The input>
****************************************
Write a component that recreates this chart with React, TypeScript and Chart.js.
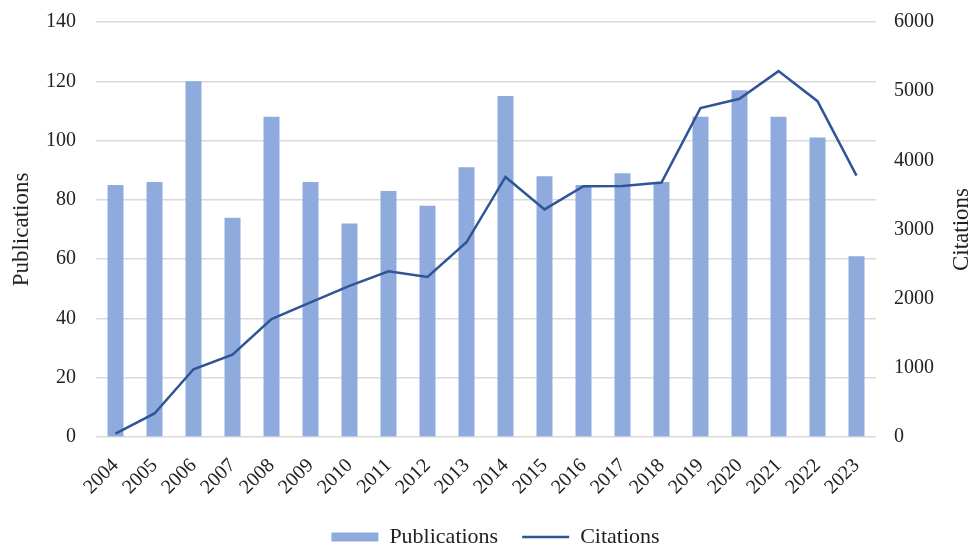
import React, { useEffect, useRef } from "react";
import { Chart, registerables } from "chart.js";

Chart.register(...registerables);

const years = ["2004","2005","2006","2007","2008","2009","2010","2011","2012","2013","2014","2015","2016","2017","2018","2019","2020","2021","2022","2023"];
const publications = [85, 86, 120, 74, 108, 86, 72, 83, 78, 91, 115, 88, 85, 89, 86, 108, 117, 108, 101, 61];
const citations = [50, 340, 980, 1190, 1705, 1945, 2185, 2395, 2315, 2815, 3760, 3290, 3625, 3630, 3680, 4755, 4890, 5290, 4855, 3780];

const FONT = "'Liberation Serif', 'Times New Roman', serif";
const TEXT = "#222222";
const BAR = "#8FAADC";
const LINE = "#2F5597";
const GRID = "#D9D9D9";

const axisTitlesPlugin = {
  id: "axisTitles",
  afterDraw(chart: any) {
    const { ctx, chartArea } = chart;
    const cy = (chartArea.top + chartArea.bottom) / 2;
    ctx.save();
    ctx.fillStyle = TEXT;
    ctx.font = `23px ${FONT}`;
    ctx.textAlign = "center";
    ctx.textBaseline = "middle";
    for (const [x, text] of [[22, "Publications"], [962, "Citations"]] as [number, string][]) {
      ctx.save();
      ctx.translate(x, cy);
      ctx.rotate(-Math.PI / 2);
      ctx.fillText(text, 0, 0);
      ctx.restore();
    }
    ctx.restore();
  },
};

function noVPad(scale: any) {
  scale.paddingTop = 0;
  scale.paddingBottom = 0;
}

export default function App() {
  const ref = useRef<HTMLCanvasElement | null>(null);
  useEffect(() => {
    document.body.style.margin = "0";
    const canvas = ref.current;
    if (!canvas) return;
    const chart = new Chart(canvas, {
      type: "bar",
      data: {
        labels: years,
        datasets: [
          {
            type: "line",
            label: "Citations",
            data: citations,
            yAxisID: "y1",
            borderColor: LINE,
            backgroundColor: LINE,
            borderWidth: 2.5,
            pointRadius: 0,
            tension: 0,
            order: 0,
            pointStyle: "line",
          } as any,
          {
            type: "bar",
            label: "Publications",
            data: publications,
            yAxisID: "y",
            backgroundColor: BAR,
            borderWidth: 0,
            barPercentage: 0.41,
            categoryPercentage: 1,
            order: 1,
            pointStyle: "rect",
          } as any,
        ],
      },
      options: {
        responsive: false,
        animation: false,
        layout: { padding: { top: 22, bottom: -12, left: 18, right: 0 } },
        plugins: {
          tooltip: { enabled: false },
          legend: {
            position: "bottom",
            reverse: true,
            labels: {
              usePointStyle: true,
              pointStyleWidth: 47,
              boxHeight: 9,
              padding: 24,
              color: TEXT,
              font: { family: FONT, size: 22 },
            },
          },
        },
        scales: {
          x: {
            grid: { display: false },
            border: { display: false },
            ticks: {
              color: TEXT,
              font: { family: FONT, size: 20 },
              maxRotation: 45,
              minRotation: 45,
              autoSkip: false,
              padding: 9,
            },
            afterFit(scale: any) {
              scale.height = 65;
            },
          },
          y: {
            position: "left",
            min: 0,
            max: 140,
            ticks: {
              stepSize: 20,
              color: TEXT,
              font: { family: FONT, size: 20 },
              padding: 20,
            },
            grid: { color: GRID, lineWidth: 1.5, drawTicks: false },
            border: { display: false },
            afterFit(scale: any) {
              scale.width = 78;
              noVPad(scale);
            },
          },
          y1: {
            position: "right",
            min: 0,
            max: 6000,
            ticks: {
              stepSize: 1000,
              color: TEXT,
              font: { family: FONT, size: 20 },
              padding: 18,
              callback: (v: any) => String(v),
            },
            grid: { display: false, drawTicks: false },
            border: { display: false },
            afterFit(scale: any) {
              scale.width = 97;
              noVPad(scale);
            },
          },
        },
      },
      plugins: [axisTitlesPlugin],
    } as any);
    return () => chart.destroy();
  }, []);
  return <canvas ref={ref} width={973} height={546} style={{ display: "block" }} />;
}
****************************************
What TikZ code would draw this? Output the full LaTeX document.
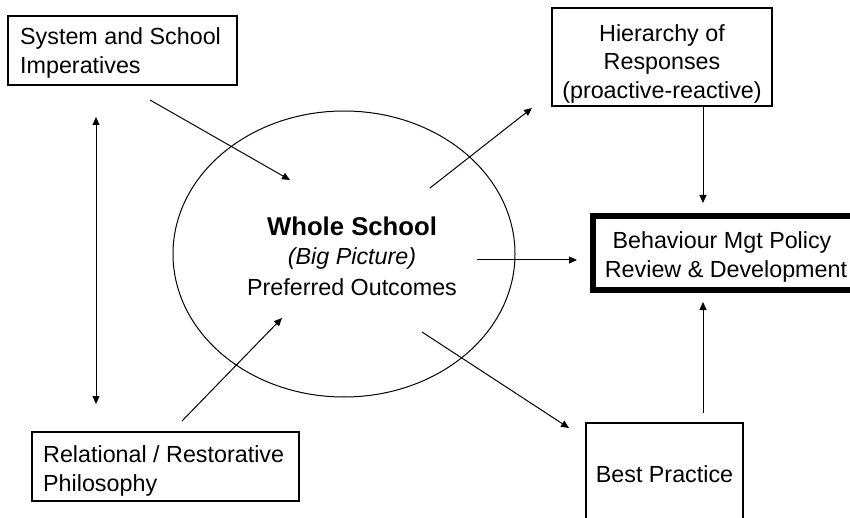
****************************************
Exercise goal>
Your task is to gather every line with the word "document" and copy it.

Task answer>
    document.body.style.margin = "0";
What TikZ code would draw this? Output the full LaTeX document.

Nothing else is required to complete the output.